RTK replaced Radio Televizioni i Prishtinës (The Radio Television of Prishtina, RTP), which ceased to function on July 1990. After UNMIK took over the administration of Kosovo on June 1999 and re-employed former RTP staffs, RTK began broadcasting in September 1999 via analog satellite in PAL and SECAM television broadcast standards with a daily two-hour transmission, expanding to four hours per day in November 2000, with programming mainly in Albanian language and once-a-day news edition in Serbian and Turkish. The following July, it expanded to seven hours a day and began offering programming in Bosnian as well.
In 2001, RTK was established as an independent public service broadcaster by a UNMIK broadcasting regulation. The station was initially managed by the European Broadcasting Union to permit time for a non-political Board of Directors to be established. This was in place and the station was independent of the EBU by the end of the year. In January 2002, an office was opened in Tirana, with a website launching in July. A second office was opened in Tetovo in November 2002.
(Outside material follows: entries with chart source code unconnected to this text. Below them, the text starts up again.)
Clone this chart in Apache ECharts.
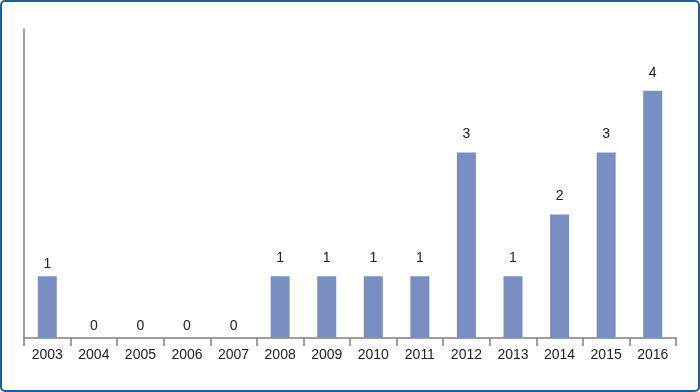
<!DOCTYPE html>
<html>
<head>
<meta charset="utf-8">
<script src="https://cdn.jsdelivr.net/npm/echarts@6/dist/echarts.min.js"></script>
<style>
html,body{margin:0;padding:0;background:#fff;}
#wrap{position:relative;width:700px;height:392px;}
#chart{position:absolute;left:0;top:0;width:700px;height:392px;}
#frame{position:absolute;left:0;top:0;width:700px;height:392px;box-sizing:border-box;border:2px solid #1f5c9e;border-radius:5px;pointer-events:none;}
</style>
</head>
<body>
<div id="wrap"><div id="chart"></div><div id="frame"></div></div>
<script>
var categories = ['2003','2004','2005','2006','2007','2008','2009','2010','2011','2012','2013','2014','2015','2016'];
var values = [1,0,0,0,0,1,1,1,1,3,1,2,3,4];

var fontFam = 'Liberation Sans, Arial, sans-serif';
var seriesData = values.map(function (v, i) {
  if (i === 0 || v === 0) {
    return {value: v, label: {distance: 5}};
  }
  return v;
});

var chart = echarts.init(document.getElementById('chart'));
chart.setOption({
  animation: false,
  grid: {left: 24, right: 24, top: 29, bottom: 54},
  xAxis: {
    type: 'category',
    data: categories,
    axisLine: {show: true, lineStyle: {color: '#808080', width: 1.5}},
    axisTick: {show: true, length: 8, lineStyle: {color: '#808080', width: 1.5}},
    axisLabel: {color: '#222', fontSize: 14, fontFamily: fontFam, margin: 10}
  },
  yAxis: {
    type: 'value',
    min: 0, max: 5,
    axisLine: {show: true, lineStyle: {color: '#808080', width: 1.5}},
    axisTick: {show: false},
    axisLabel: {show: false},
    splitLine: {show: false}
  },
  series: [{
    type: 'bar',
    data: seriesData,
    barWidth: 19,
    itemStyle: {color: '#7a8fc1'},
    label: {show: true, position: 'top', distance: 11, color: '#222', fontSize: 14, fontFamily: fontFam}
  }]
});
</script>
</body>
</html>
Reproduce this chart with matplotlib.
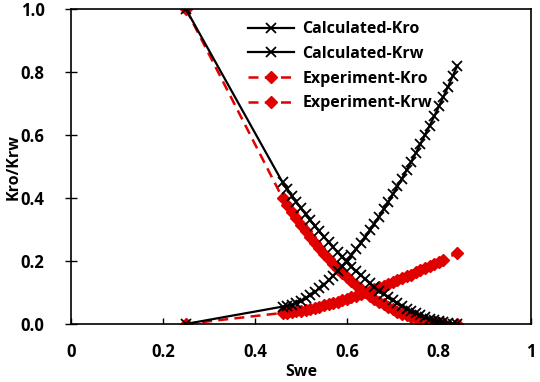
import matplotlib
matplotlib.use("Agg")
import matplotlib.pyplot as plt

# saturation points (Swe) and relative permeabilities
swe_calc = [0.25, 0.46, 0.47, 0.48, 0.49, 0.50, 0.51, 0.52, 0.53, 0.54, 0.55,
            0.56, 0.57, 0.58, 0.59, 0.60, 0.61, 0.62, 0.63, 0.64, 0.65,
            0.66, 0.67, 0.68, 0.69, 0.70, 0.71, 0.72, 0.73, 0.74, 0.75,
            0.76, 0.77, 0.78, 0.79, 0.80, 0.81, 0.82, 0.83, 0.84]
kro_calc = [1.000, 0.450, 0.429, 0.408, 0.388, 0.368, 0.349, 0.330, 0.312, 0.294, 0.277,
            0.260, 0.243, 0.227, 0.212, 0.197, 0.182, 0.168, 0.155, 0.142, 0.129,
            0.117, 0.106, 0.095, 0.084, 0.075, 0.065, 0.057, 0.048, 0.041, 0.034,
            0.027, 0.021, 0.016, 0.012, 0.008, 0.005, 0.002, 0.001, 0.000]
krw_calc = [0.000, 0.055, 0.057, 0.061, 0.066, 0.073, 0.081, 0.091, 0.101, 0.113, 0.125,
            0.138, 0.153, 0.168, 0.184, 0.201, 0.218, 0.237, 0.256, 0.276, 0.297,
            0.319, 0.341, 0.364, 0.387, 0.412, 0.437, 0.462, 0.489, 0.516, 0.543,
            0.572, 0.601, 0.630, 0.660, 0.691, 0.722, 0.754, 0.787, 0.820]

swe_exp = [0.25, 0.46, 0.47, 0.48, 0.49, 0.50, 0.51, 0.52, 0.53, 0.54, 0.55,
           0.56, 0.57, 0.58, 0.59, 0.60, 0.61, 0.62, 0.63, 0.64, 0.65,
           0.66, 0.67, 0.68, 0.69, 0.70, 0.71, 0.72, 0.73, 0.74, 0.75,
           0.76, 0.77, 0.78, 0.79, 0.80, 0.81, 0.84]
kro_exp = [1.000, 0.400, 0.378, 0.356, 0.335, 0.315, 0.295, 0.276, 0.258, 0.240, 0.223,
           0.207, 0.191, 0.176, 0.162, 0.148, 0.135, 0.123, 0.111, 0.100, 0.090,
           0.080, 0.070, 0.062, 0.054, 0.046, 0.039, 0.033, 0.027, 0.022, 0.018,
           0.014, 0.010, 0.007, 0.005, 0.003, 0.002, 0.000]
krw_exp = [0.000, 0.035, 0.036, 0.038, 0.040, 0.042, 0.045, 0.048, 0.052, 0.055, 0.059,
           0.063, 0.067, 0.071, 0.076, 0.080, 0.085, 0.090, 0.095, 0.100, 0.105,
           0.110, 0.116, 0.121, 0.127, 0.133, 0.139, 0.145, 0.151, 0.157, 0.164,
           0.170, 0.177, 0.183, 0.190, 0.197, 0.204, 0.225]

plt.rcParams['font.family'] = ['Open Sans', 'DejaVu Sans']
plt.rcParams['font.weight'] = 'bold'

fig = plt.figure(figsize=(5.4, 3.82), dpi=100)
ax = fig.add_axes([0.1315, 0.152, 0.8515, 0.824])

red = '#e00000'
ax.plot(swe_calc, kro_calc, color='black', lw=1.6, marker='x', ms=7.5, mew=1.3,
        label='Calculated-Kro', zorder=3)
ax.plot(swe_calc, krw_calc, color='black', lw=1.6, marker='x', ms=7.5, mew=1.3,
        label='Calculated-Krw', zorder=3)
ax.plot(swe_exp, kro_exp, color=red, lw=1.8, ls=(0, (4, 2.5)), marker='D', ms=6.5,
        label='Experiment-Kro', zorder=2)
ax.plot(swe_exp, krw_exp, color=red, lw=1.8, ls=(0, (4, 2.5)), marker='D', ms=6.5,
        label='Experiment-Krw', zorder=2)

ax.set_xlim(0, 1)
ax.set_ylim(0, 1)
ax.set_xticks([0, 0.2, 0.4, 0.6, 0.8, 1])
ax.set_xticklabels(['0', '0.2', '0.4', '0.6', '0.8', '1'], fontweight='bold')
ax.set_yticks([0, 0.2, 0.4, 0.6, 0.8, 1.0])
ax.set_yticklabels(['0.0', '0.2', '0.4', '0.6', '0.8', '1.0'], fontweight='bold')
ax.tick_params(axis='x', direction='in', length=4, width=1, labelsize=12, pad=14)
ax.tick_params(axis='y', direction='inout', length=8, width=1, labelsize=12, pad=15)
for s in ax.spines.values():
    s.set_linewidth(1.2)

ax.set_xlabel('Swe', fontsize=11.5, fontweight='bold', labelpad=2)
ax.set_ylabel('Kro/Krw', fontsize=11.5, fontweight='bold', labelpad=-1)

ax.legend(loc='upper left', bbox_to_anchor=(0.385, 0.962), frameon=False,
          numpoints=1, handlelength=2.9, labelspacing=0.55,
          handletextpad=0.5, borderaxespad=0, borderpad=0,
          prop={'weight': 'bold', 'size': 11.5})

fig.savefig('out.png', dpi=100)
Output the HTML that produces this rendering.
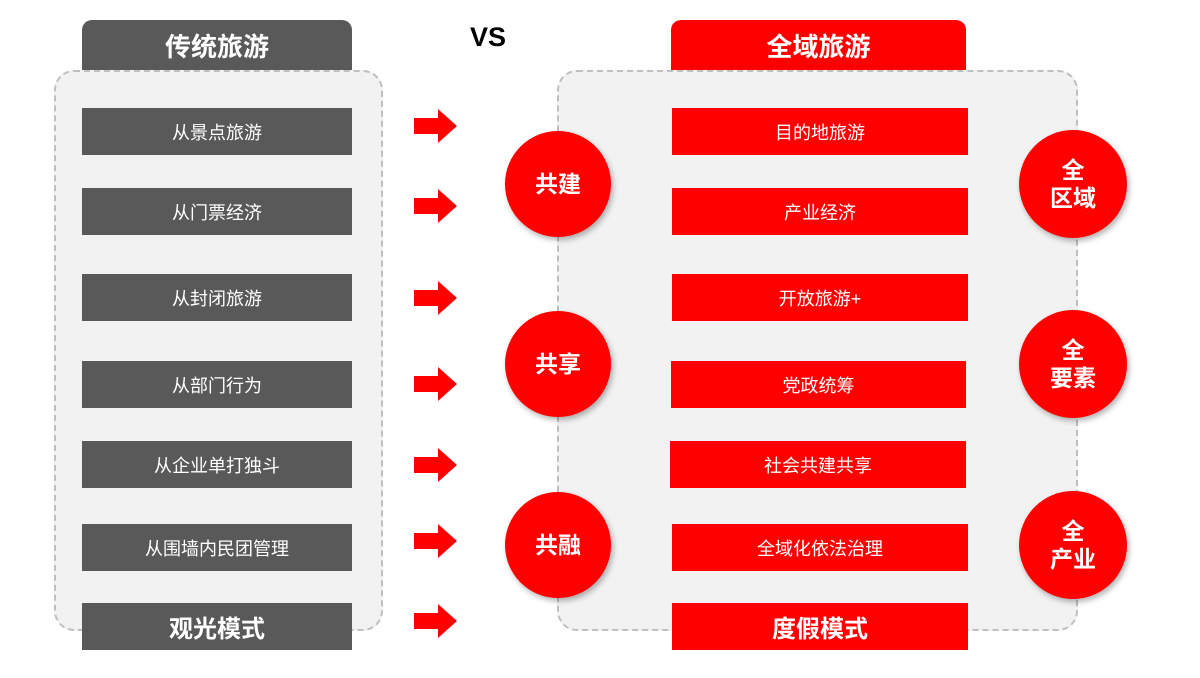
<!DOCTYPE html>
<html><head><meta charset="utf-8"><style>
body{margin:0;width:1200px;height:678px;background:#fff;position:relative;overflow:hidden;font-family:"Liberation Sans","Noto Sans CJK SC",sans-serif}
.a{position:absolute}
.bar{position:absolute;display:flex;align-items:center;justify-content:center;color:#fff;font-size:18px}
.g{background:#595959}.r{background:#f00}
.hd{border-radius:10px 10px 0 0;font-weight:bold;font-size:26px}
.box{position:absolute;border:2px dashed #bfbfbf;border-radius:20px;background:#f2f2f2;box-sizing:border-box}
.c{position:absolute;border-radius:50%;background:#f00;color:#fff;font-weight:bold;font-size:23px;display:flex;align-items:center;justify-content:center;text-align:center;line-height:28px;box-shadow:2px 3px 6px rgba(0,0,0,.3)}
.arr{position:absolute;width:44px;height:34px}
</style></head><body>
<div class="bar g hd" style="left:82px;top:20px;width:270px;height:50px">传统旅游</div>
<div class="bar r hd" style="left:671px;top:20px;width:295px;height:50px">全域旅游</div>
<div class="a" style="left:470px;top:22px;font-weight:bold;font-size:27px">VS</div>
<div class="box" style="left:54px;top:70px;width:329px;height:561px"></div>
<div class="box" style="left:557px;top:70px;width:521px;height:561px"></div>

<div class="bar g" style="left:82px;top:108px;width:270px;height:47px">从景点旅游</div>
<div class="bar g" style="left:82px;top:188px;width:270px;height:47px">从门票经济</div>
<div class="bar g" style="left:82px;top:274px;width:270px;height:47px">从封闭旅游</div>
<div class="bar g" style="left:82px;top:361px;width:270px;height:47px">从部门行为</div>
<div class="bar g" style="left:82px;top:441px;width:270px;height:47px">从企业单打独斗</div>
<div class="bar g" style="left:82px;top:524px;width:270px;height:47px">从围墙内民团管理</div>
<div class="bar g" style="left:82px;top:603px;width:270px;height:47px;font-weight:bold;font-size:24px">观光模式</div>

<div class="bar r" style="left:672px;top:108px;width:296px;height:47px">目的地旅游</div>
<div class="bar r" style="left:672px;top:188px;width:296px;height:47px">产业经济</div>
<div class="bar r" style="left:672px;top:274px;width:296px;height:47px">开放旅游+</div>
<div class="bar r" style="left:671px;top:361px;width:295px;height:47px">党政统筹</div>
<div class="bar r" style="left:670px;top:441px;width:296px;height:47px">社会共建共享</div>
<div class="bar r" style="left:672px;top:524px;width:296px;height:47px">全域化依法治理</div>
<div class="bar r" style="left:672px;top:603px;width:296px;height:47px;font-weight:bold;font-size:24px">度假模式</div>

<svg class="a" style="left:0;top:0" width="1200" height="678">
<defs><path id="ar" d="M0,-8 H24 V-17 L43,0 L24,17 V8 H0 Z" fill="#f00"/></defs>
<use href="#ar" x="414" y="126"/><use href="#ar" x="414" y="206"/><use href="#ar" x="414" y="298"/>
<use href="#ar" x="414" y="384"/><use href="#ar" x="414" y="465"/><use href="#ar" x="414" y="541"/>
<use href="#ar" x="414" y="621"/>
</svg>

<div class="c" style="left:505px;top:131px;width:106px;height:106px">共建</div>
<div class="c" style="left:505px;top:311px;width:106px;height:106px">共享</div>
<div class="c" style="left:505px;top:492px;width:106px;height:106px">共融</div>
<div class="c" style="left:1019px;top:130px;width:108px;height:108px">全<br>区域</div>
<div class="c" style="left:1019px;top:310px;width:108px;height:108px">全<br>要素</div>
<div class="c" style="left:1019px;top:491px;width:108px;height:108px">全<br>产业</div>
</body></html>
In 2002, at which time it was broadcasting 15 hours a day, 35% of the station’s broadcasts were produced externally, with the bulk of programming local. It included news and business coverage as well as farming information. Broadcasting remained multilingual, with programming in another language (the Romani language magazine “Yekhipe”) beginning in September 2003. On 22 December of that year, the station began broadcasting 24 hours a day. Also in 2002, RTK began hosting awards with the best news moderator being honored by the “Drita Germizaj” award and the best cameraman by the “Rudolf Sopi” award.
RTK’s radio transmission began with the October 1999 acquisition of the multilingual public radio station “Radio Prishtina”, which became “Radio Kosovo”. In 2000, it acquired the multi-ethnic UN youth radio station Radio Blue Sky.
In 2013, RTK introduced a new logo and a newly corporate identity for the first time of 14 years since 1999. By that, the grey-coloured 1-numeral along with the red letter R, the white letter T, and the yellow letter K are all replaced by something brand new that is the RTK wordmark which is coloured blue, but it has the letter K being put inside a half square. At the same time, RTK’s TV services were expanded to include a channel called RTK 2, which is intended to focus on minorities, and with it, all minority language programming were moved from RTK 1 to RTK 2
Journalists at RTK have repeatedly protested in 2015 against political interference, up to asking for the dismissal of chief editors for obstruction and internal censorship.
RTK is regulated by the Law on Public Broadcasting. Its financing was originally guaranteed by a license fee paid over electricity bill, until the Constitutional Court declared that it was not due and shifted RTK’s budget over state subsidy (0.7% of Kosovo’s budget). The change raised concerns for the preservation of RTK’s independence. The legal requirement for RTK to plan an end to the transitional state budget funding has not been enacted.
RTK has been criticised for lack of investigative journalism and political bias, e.g. in the extensive coverage of the ruling political party (including the annual meeting of the ruling Democratic Party of Kosovo) as opposed to the short and misleading coverage of opposition Vetëvendosje 2012 protests, which was deemed “a major signal of state financing putting the editorial independence of public television at risk” (IREX, 2013b). Moreover, RTK coverage only reaches 62.7% of Kosovo’s territory
RTK Board members are elected by the Parliament by majority vote, thus entrusting their appointment to the majority parties. Political pressures aside, RTK maintains an untapped potential thanks to good equipment and professional editors and journalists.